GRC News – December 2023

December 19, 2023


We are pleased to distribute the December 2023 issue of the GRC News.

GRC Director Andrew Wister's Foreword:

As Director of the Simon Fraser University Gerontology Research Centre (GRC), I am delighted to share with you the December 2023, Volume 42, Issue 2 of the GRC News. I want to begin my message by extending warm Holiday Wishes to the wide-ranging Gerontology community, comprised of SFU students, faculty, research and support staff, and administration; community members working in the field; seniors and organizations serving older adults; government personnel; our many benefactors; and those working in the private sector to meet the diverse needs of older people. This issue continues to highlight a number of activities celebrating the 40th anniversary of the GRC (1982) and department (1983), in particular, the Ellen Gee Memorial Lecture.
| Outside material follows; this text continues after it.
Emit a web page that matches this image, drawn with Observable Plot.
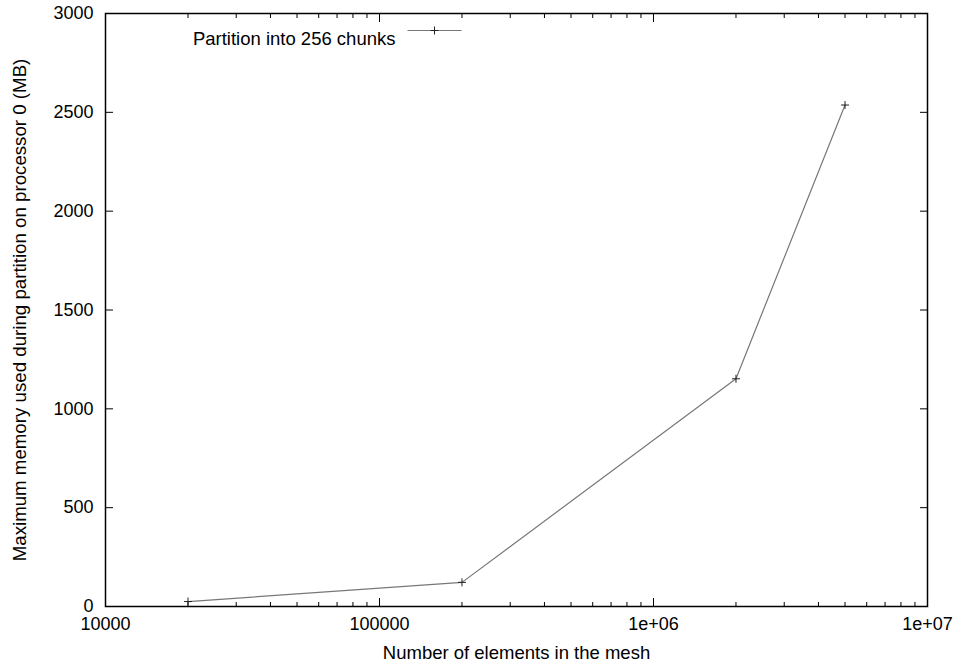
<!DOCTYPE html>
<html>
<head>
<meta charset="utf-8">
<script src="https://cdn.jsdelivr.net/npm/d3@7"></script>
<script src="https://cdn.jsdelivr.net/npm/@observablehq/plot@0.6"></script>
<style>
  html, body { margin: 0; padding: 0; background: white; }
</style>
</head>
<body>
<div id="chart"></div>
<script>
const elements = [20000, 200000, 2000000, 5000000];
const memoryMB = [25, 122, 1152, 2537];
const seriesLabel = "Partition into 256 chunks";
const xMajorTicks = [1e4, 1e5, 1e6, 1e7];
const xTickLabels = ["10000", "100000", "1e+06", "1e+07"];
const xMinorTicks = [
  2e4, 3e4, 4e4, 5e4, 6e4, 7e4, 8e4, 9e4,
  2e5, 3e5, 4e5, 5e5, 6e5, 7e5, 8e5, 9e5,
  2e6, 3e6, 4e6, 5e6, 6e6, 7e6, 8e6, 9e6
];
const yTicks = [0, 500, 1000, 1500, 2000, 2500, 3000];
const xLabel = "Number of elements in the mesh";
const yLabel = "Maximum memory used during partition on processor 0 (MB)";

const data = elements.map((x, i) => ({x, y: memoryMB[i]}));

const plusSymbol = {
  draw(ctx) {
    const r = 4;
    ctx.moveTo(-r, 0); ctx.lineTo(r, 0);
    ctx.moveTo(0, -r); ctx.lineTo(0, r);
  }
};
const legendLineSymbol = {
  draw(ctx) {
    ctx.moveTo(-27, 0); ctx.lineTo(27, 0);
  }
};

const noText = () => "";

const chart = Plot.plot({
  width: 959,
  height: 664,
  marginLeft: 105,
  marginRight: 32,
  marginTop: 13,
  marginBottom: 58,
  style: {fontFamily: "'Liberation Sans', Arial, Helvetica, sans-serif", fontSize: "18px", background: "white", color: "black"},
  x: {type: "log", domain: [1e4, 1e7]},
  y: {domain: [0, 3000]},
  marks: [
    Plot.axisX({anchor: "bottom", ticks: xMajorTicks, tickSize: -8, tickPadding: 19,
      tickFormat: d => xTickLabels[xMajorTicks.indexOf(d)], label: null, fontSize: 18}),
    Plot.axisX({anchor: "bottom", ticks: xMinorTicks, tickSize: -4, tickPadding: 0, tickFormat: noText, label: null}),
    Plot.axisX({anchor: "top", ticks: xMajorTicks, tickSize: -8, tickPadding: 0, tickFormat: noText, label: null}),
    Plot.axisX({anchor: "top", ticks: xMinorTicks, tickSize: -4, tickPadding: 0, tickFormat: noText, label: null}),
    Plot.axisY({anchor: "left", ticks: yTicks, tickSize: -8, tickPadding: 20, tickFormat: d => String(d), label: null, fontSize: 18}),
    Plot.axisY({anchor: "right", ticks: yTicks, tickSize: -8, tickPadding: 0, tickFormat: noText, label: null}),
    Plot.line(data, {x: "x", y: "y", stroke: "#777", strokeWidth: 1.2}),
    Plot.dot(data, {x: "x", y: "y", symbol: plusSymbol, r: 4, fill: "none", stroke: "#222", strokeWidth: 1}),
    Plot.text([seriesLabel], {frameAnchor: "top-left", text: d => d, textAnchor: "end", dx: 290, dy: 18, fontSize: 18.5}),
    Plot.dot([seriesLabel], {frameAnchor: "top-left", symbol: legendLineSymbol, r: 4, fill: "none", stroke: "#777", strokeWidth: 1.2, dx: 329, dy: 17}),
    Plot.dot([seriesLabel], {frameAnchor: "top-left", symbol: plusSymbol, r: 4, fill: "none", stroke: "#222", strokeWidth: 1, dx: 329, dy: 17}),
    Plot.text([xLabel], {frameAnchor: "bottom", text: d => d, lineAnchor: "top", dy: 39, fontSize: 18.5}),
    Plot.text([yLabel], {frameAnchor: "left", text: d => d, rotate: -90, textAnchor: "middle", lineAnchor: "top", dx: -93, fontSize: 18.7}),
    Plot.frame({stroke: "black", strokeWidth: 1.5})
  ]
});
document.getElementById("chart").appendChild(chart);
</script>
</body>
</html>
We spotlight a number of research and community outreach activities carried out by GRC members and gerontology faculty, research staff, and students.

The GRC members and department had a very strong presence at the Canadian Association on Gerontology Annual Scientific and Educational Meeting held in Toronto ON, October 26-28, 2023; and the Gerontological Society of America Meeting held in Tampa Bay, FL, November 8-12, 2023. Additionally, the newest post-doctoral fellow of the GRC, Julie Beadle, is interviewed about their research program in hearing loss, social isolation and cognition among older adults. We also recognize several of our benefactors in this newsletter, who we are deeply indebted for their continued support of the research, teaching and outreach activities of the GRC and department. We look back at 2023 with both positive and negative emotions. While the world continues to recover from the pandemic and attempts to address issues that were exposed, such as deficiencies in our long-term care system in Canada, we continue to be challenged by systemic problems. Global conflict, economic problems, ageism, and the erosion of tolerance of diversity, to name a few, compromise the well-being of older people, and the communities and societies in which we all live. Simon Fraser University’s Gerontology Research Centre is committed to our mission of enhancing the health and well-being of older people through research, training, and knowledge dissemination via well-established community connections. I hope that you enjoy this issue of the GRC News.